# [Directions]
Your task is to retype the lines between the line with "Recreate this image" and the line with "var AX = '#8a8a8a';", inclusive. Copy no pictures and no other lines.

# [Entries shown]
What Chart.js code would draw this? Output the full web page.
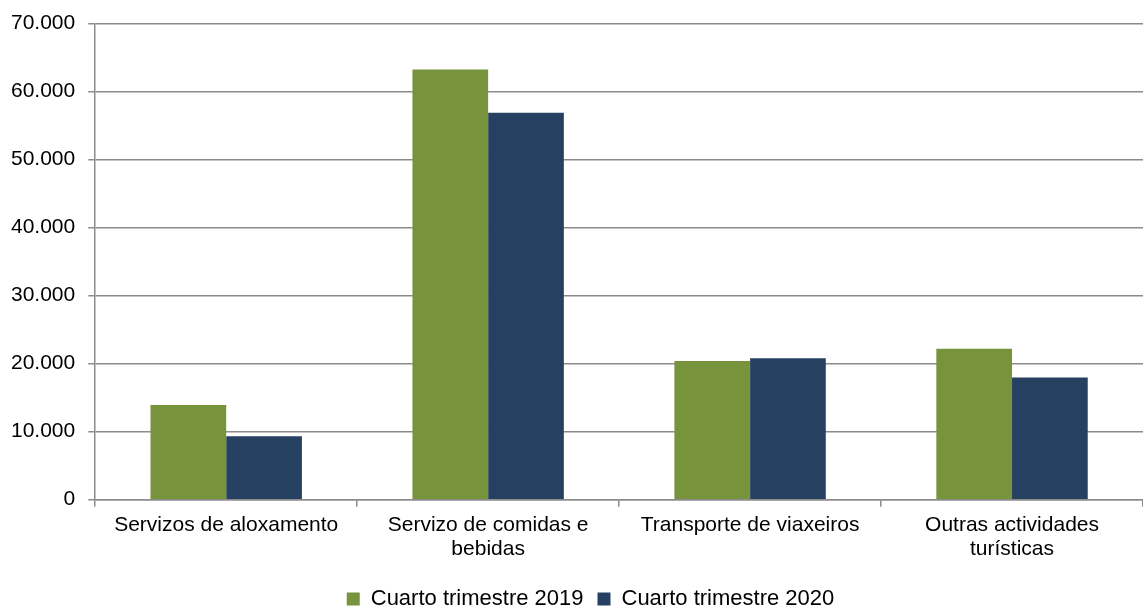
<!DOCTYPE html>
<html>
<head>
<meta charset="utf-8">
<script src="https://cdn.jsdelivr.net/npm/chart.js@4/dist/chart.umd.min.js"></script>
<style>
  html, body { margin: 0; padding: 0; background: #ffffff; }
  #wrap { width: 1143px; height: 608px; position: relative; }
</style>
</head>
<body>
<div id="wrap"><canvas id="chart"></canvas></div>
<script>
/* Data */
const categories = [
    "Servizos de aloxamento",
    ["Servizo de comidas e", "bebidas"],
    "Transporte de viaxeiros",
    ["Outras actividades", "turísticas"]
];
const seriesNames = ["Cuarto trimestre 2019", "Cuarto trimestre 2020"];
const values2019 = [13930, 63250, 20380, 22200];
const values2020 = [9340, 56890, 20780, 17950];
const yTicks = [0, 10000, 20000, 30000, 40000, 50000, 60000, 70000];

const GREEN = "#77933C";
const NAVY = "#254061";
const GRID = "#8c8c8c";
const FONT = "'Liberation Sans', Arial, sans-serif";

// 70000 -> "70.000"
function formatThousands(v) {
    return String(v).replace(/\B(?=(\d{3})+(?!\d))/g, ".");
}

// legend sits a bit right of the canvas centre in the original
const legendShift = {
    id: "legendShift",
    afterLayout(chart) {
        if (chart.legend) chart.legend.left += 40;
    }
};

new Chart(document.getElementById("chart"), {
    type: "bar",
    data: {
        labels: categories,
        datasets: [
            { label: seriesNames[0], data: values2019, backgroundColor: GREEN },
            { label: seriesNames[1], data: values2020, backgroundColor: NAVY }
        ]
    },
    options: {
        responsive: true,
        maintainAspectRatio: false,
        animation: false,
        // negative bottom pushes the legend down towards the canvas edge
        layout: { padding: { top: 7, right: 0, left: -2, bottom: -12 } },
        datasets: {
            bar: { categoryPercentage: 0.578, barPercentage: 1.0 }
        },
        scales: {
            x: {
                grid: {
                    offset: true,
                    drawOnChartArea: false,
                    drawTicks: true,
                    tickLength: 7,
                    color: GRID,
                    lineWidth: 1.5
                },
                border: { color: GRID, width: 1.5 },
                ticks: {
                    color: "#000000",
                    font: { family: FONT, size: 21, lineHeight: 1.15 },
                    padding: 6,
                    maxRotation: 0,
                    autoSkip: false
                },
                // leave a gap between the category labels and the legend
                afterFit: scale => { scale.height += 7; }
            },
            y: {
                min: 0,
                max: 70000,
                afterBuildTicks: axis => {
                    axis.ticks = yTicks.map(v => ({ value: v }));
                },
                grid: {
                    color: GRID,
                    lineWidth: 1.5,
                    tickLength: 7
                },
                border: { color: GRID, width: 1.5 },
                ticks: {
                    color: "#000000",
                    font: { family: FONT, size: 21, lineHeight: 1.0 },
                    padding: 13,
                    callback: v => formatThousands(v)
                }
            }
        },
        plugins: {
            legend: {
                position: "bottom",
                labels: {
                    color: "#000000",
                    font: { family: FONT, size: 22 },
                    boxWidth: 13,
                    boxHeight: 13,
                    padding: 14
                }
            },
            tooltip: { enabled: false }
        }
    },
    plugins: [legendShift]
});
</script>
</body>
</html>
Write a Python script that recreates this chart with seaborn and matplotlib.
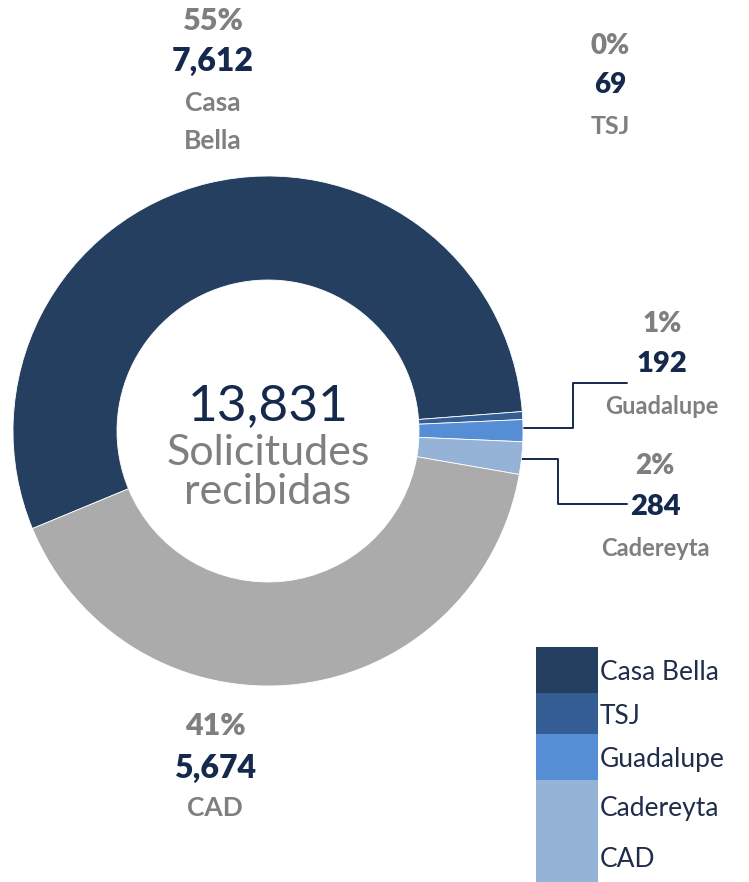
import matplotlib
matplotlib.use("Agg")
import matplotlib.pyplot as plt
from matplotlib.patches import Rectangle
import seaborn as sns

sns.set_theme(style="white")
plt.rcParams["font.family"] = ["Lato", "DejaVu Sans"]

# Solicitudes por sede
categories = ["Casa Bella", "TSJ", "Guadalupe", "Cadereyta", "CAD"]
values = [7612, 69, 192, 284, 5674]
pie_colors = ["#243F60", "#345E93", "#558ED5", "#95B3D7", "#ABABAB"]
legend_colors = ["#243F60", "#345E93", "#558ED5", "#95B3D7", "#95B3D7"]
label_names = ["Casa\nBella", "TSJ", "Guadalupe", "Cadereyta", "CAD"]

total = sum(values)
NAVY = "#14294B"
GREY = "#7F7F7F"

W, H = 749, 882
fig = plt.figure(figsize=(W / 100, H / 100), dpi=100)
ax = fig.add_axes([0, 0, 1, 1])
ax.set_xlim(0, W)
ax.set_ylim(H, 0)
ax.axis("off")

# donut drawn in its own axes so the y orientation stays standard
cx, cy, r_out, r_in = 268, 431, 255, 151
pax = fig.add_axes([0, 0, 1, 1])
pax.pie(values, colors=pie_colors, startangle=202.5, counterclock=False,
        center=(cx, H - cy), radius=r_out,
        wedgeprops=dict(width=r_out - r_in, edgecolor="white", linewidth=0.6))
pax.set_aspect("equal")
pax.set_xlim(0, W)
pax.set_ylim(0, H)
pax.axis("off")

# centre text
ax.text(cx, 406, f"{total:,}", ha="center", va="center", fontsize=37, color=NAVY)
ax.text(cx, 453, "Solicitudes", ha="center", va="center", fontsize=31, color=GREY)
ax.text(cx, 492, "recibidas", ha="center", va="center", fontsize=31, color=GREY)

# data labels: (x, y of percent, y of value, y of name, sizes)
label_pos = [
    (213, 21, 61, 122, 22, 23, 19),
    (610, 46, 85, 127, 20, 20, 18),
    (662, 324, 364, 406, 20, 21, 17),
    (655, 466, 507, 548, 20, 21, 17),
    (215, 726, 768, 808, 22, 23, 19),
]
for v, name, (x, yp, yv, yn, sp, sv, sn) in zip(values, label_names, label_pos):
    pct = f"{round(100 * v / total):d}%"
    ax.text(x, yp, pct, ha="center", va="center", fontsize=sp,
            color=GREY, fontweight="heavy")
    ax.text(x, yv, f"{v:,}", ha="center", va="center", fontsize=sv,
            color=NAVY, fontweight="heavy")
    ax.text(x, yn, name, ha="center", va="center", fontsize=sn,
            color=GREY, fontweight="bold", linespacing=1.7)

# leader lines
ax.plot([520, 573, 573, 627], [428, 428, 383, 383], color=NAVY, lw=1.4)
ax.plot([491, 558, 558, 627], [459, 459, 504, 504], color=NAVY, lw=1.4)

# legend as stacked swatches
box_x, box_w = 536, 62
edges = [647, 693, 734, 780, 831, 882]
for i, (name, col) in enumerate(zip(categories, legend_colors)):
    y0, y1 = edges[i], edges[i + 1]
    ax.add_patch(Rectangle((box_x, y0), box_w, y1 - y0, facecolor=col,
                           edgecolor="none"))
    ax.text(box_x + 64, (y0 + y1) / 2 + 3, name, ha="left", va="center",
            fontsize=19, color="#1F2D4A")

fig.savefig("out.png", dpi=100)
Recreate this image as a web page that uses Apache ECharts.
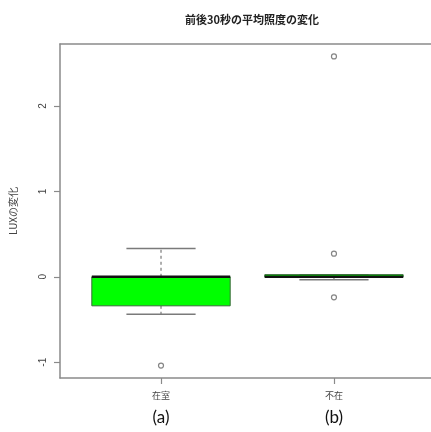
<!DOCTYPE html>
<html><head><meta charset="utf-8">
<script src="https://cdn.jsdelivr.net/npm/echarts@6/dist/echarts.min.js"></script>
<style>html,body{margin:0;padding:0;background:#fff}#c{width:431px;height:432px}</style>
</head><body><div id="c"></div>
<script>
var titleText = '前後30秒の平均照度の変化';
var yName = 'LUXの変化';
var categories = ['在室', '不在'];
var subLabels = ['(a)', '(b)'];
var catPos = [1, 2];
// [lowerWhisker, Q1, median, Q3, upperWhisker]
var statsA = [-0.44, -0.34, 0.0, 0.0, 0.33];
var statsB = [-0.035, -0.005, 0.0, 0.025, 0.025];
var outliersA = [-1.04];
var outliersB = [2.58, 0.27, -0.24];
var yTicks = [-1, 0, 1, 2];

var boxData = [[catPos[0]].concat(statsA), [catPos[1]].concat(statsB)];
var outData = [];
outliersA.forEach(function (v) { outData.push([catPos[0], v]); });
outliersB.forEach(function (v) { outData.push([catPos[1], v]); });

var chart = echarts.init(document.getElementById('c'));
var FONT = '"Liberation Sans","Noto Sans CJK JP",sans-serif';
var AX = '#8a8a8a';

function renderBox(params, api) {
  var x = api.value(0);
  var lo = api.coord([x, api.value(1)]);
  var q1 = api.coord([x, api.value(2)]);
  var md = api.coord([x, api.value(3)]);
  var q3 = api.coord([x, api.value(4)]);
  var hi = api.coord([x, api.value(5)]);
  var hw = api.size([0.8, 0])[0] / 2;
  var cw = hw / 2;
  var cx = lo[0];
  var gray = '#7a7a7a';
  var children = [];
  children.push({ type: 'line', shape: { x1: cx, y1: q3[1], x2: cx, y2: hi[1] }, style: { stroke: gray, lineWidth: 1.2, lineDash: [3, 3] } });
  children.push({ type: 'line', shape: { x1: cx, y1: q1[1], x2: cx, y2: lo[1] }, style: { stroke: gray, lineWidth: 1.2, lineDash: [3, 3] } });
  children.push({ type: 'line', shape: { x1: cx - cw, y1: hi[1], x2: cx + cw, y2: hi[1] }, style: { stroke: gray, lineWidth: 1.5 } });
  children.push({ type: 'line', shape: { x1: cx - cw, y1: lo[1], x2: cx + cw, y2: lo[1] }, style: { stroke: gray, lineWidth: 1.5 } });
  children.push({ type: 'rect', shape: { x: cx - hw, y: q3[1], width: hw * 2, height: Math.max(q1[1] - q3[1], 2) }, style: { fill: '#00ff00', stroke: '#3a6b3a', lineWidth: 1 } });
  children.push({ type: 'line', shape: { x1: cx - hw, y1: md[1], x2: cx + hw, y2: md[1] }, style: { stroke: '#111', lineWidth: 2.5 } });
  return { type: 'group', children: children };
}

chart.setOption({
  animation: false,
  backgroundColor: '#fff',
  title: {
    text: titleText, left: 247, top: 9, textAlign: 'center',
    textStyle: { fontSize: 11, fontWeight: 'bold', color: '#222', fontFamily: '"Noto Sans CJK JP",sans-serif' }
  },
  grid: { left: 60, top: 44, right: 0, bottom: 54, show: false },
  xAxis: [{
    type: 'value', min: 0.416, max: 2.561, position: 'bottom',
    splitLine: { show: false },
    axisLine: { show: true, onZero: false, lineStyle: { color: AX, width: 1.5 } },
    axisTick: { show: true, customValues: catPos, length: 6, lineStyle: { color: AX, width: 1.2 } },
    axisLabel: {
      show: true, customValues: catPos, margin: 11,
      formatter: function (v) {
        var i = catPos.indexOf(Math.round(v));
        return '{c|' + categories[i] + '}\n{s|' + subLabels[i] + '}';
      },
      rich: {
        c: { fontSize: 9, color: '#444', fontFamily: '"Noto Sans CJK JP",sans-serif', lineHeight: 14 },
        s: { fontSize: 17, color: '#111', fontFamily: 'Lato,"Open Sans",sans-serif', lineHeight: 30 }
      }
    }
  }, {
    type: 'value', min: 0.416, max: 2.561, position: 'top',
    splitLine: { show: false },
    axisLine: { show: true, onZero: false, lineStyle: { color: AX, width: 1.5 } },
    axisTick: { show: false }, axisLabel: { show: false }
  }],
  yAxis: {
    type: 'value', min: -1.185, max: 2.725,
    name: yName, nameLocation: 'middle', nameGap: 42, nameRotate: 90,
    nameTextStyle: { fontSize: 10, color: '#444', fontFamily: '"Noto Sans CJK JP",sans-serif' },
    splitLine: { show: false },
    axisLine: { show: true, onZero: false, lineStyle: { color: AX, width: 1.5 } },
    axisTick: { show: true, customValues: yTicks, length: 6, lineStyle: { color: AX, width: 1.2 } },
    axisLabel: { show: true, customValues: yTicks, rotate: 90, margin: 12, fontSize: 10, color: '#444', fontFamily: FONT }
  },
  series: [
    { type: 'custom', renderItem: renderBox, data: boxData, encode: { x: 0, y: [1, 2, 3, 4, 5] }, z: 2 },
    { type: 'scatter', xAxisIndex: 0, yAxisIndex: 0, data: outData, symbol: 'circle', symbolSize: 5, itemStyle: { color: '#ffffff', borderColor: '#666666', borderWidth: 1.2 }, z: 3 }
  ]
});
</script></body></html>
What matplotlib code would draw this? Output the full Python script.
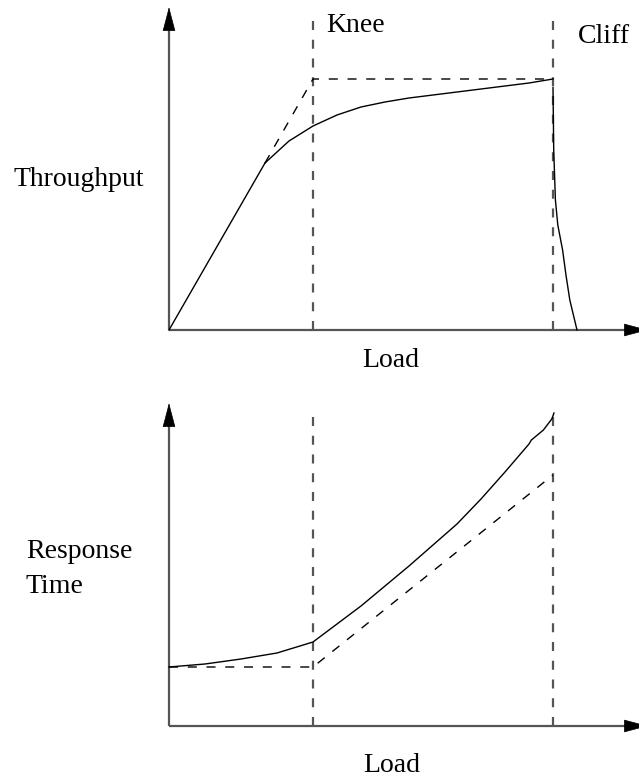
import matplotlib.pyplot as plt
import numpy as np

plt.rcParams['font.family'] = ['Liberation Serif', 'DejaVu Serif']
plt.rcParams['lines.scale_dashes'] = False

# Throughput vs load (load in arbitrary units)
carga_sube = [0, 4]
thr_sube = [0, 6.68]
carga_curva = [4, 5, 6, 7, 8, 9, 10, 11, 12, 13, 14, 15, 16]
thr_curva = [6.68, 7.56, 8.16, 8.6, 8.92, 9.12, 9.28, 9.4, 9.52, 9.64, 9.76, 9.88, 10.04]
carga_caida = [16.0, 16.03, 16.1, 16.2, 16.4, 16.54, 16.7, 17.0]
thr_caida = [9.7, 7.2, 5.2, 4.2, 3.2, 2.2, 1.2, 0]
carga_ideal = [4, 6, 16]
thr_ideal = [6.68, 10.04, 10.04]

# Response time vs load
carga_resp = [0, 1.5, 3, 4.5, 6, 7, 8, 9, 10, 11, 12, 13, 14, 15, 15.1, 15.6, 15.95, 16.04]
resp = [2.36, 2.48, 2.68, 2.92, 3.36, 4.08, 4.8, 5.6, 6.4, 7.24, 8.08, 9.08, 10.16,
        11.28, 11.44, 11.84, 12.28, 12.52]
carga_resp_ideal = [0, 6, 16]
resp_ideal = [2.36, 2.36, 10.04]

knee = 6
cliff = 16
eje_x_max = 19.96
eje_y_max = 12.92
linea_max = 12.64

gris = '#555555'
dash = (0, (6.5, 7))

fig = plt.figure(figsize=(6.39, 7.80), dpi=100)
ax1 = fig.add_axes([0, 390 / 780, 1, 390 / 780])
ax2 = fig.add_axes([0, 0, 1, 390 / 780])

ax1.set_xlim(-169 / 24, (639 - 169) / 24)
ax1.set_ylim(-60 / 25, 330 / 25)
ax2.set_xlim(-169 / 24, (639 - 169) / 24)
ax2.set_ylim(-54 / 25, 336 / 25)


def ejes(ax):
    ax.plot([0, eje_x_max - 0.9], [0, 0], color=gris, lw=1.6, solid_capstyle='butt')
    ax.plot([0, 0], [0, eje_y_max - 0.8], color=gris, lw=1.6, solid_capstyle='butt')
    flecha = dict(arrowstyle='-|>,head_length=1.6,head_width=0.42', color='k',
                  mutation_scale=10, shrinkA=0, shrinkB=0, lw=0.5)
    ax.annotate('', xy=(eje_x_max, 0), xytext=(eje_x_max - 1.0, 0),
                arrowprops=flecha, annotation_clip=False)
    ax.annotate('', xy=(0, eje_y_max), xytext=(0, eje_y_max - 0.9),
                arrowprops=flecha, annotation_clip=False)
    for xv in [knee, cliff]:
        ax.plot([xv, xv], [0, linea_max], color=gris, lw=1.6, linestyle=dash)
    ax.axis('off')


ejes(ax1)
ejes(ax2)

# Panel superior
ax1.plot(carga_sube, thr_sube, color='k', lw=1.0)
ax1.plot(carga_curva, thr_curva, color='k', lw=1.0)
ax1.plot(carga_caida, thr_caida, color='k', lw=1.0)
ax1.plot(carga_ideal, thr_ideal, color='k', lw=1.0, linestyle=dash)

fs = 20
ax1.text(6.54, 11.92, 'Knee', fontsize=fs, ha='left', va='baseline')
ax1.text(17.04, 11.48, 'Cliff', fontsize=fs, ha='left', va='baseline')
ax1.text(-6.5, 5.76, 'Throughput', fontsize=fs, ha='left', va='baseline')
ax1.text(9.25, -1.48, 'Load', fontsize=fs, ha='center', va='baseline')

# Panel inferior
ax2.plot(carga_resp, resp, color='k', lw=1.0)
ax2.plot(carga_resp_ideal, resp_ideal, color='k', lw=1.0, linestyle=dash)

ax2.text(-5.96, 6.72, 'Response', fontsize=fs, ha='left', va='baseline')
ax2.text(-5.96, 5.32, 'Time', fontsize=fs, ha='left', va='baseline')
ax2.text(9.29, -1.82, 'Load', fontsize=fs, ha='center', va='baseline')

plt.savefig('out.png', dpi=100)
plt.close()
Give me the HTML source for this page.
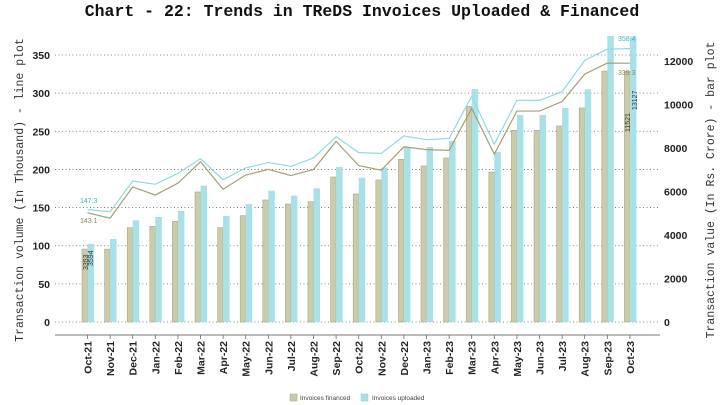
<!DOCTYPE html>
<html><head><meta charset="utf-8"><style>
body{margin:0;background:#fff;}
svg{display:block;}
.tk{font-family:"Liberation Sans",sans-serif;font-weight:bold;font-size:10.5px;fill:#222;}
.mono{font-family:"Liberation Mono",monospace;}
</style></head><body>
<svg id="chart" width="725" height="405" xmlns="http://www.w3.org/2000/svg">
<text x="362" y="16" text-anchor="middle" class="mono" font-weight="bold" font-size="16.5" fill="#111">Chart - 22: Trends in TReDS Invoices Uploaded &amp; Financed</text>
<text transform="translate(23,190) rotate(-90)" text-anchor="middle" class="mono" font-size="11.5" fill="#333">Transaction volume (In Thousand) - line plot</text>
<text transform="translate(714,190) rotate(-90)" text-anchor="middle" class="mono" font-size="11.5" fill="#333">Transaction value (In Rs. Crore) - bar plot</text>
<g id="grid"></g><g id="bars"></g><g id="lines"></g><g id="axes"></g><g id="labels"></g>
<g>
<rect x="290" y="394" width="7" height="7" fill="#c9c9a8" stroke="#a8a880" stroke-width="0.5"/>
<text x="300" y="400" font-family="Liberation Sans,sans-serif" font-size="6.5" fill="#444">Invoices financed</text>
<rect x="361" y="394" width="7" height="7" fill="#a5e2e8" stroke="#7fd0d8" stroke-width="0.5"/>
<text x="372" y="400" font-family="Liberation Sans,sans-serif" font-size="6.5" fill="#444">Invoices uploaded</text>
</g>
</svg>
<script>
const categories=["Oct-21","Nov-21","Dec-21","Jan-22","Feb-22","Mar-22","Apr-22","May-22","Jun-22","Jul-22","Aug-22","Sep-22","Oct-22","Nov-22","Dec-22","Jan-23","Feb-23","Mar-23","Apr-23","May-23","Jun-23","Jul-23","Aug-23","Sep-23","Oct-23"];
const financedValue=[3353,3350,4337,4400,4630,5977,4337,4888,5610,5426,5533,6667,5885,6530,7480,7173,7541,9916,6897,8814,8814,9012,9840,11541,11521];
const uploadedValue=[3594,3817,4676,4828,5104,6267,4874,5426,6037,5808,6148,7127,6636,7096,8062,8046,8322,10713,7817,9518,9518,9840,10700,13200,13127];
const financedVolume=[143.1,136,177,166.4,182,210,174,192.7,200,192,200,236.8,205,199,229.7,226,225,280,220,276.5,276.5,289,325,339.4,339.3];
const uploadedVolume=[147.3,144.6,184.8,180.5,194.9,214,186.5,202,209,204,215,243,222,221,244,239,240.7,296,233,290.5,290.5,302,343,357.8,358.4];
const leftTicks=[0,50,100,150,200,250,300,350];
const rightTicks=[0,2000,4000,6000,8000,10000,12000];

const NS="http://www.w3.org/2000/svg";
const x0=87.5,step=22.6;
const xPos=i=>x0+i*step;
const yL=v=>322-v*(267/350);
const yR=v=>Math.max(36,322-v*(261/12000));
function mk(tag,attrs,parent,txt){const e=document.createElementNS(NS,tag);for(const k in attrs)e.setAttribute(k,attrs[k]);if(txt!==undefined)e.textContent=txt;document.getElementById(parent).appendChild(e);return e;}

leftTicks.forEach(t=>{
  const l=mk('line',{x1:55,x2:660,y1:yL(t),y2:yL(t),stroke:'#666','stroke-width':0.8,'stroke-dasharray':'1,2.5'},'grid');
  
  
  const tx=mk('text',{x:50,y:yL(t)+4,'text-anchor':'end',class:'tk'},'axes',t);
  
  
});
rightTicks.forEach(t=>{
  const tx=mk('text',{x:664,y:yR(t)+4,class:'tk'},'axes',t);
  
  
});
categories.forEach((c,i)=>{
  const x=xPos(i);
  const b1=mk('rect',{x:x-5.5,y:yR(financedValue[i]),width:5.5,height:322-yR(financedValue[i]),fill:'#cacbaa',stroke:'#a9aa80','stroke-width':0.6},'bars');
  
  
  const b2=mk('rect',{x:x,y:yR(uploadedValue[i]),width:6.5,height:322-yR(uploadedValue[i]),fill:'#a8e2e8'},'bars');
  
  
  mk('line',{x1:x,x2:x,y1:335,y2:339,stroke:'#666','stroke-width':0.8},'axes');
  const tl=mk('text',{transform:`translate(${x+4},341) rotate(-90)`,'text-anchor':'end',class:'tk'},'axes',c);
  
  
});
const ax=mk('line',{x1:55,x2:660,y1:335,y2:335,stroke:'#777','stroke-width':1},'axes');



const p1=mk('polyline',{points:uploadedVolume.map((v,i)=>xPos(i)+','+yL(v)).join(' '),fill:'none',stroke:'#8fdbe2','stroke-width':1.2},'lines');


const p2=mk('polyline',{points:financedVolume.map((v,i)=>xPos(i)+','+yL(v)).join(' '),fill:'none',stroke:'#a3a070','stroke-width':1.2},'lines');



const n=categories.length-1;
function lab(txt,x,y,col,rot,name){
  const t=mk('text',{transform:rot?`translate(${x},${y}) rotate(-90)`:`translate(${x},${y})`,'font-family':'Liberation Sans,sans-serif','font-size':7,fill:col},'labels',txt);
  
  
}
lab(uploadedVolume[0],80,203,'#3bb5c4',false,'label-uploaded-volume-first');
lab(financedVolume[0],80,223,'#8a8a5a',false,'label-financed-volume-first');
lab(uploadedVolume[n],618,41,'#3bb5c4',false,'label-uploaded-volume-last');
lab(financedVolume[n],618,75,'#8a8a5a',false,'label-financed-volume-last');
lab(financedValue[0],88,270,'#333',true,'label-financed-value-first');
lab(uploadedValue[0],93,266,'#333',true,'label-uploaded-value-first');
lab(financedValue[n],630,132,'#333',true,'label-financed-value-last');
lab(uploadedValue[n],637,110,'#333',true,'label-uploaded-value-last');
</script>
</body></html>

# [Exercise output]
Recreate this image as a web page that uses Apache ECharts.
<!DOCTYPE html>
<html><head><meta charset="utf-8">
<script src="https://cdn.jsdelivr.net/npm/echarts@6/dist/echarts.min.js"></script>
<style>html,body{margin:0;padding:0;background:#fff}#c{width:431px;height:432px}</style>
</head><body><div id="c"></div>
<script>
var titleText = '前後30秒の平均照度の変化';
var yName = 'LUXの変化';
var categories = ['在室', '不在'];
var subLabels = ['(a)', '(b)'];
var catPos = [1, 2];
// [lowerWhisker, Q1, median, Q3, upperWhisker]
var statsA = [-0.44, -0.34, 0.0, 0.0, 0.33];
var statsB = [-0.035, -0.005, 0.0, 0.025, 0.025];
var outliersA = [-1.04];
var outliersB = [2.58, 0.27, -0.24];
var yTicks = [-1, 0, 1, 2];

var boxData = [[catPos[0]].concat(statsA), [catPos[1]].concat(statsB)];
var outData = [];
outliersA.forEach(function (v) { outData.push([catPos[0], v]); });
outliersB.forEach(function (v) { outData.push([catPos[1], v]); });

var chart = echarts.init(document.getElementById('c'));
var FONT = '"Liberation Sans","Noto Sans CJK JP",sans-serif';
var AX = '#8a8a8a';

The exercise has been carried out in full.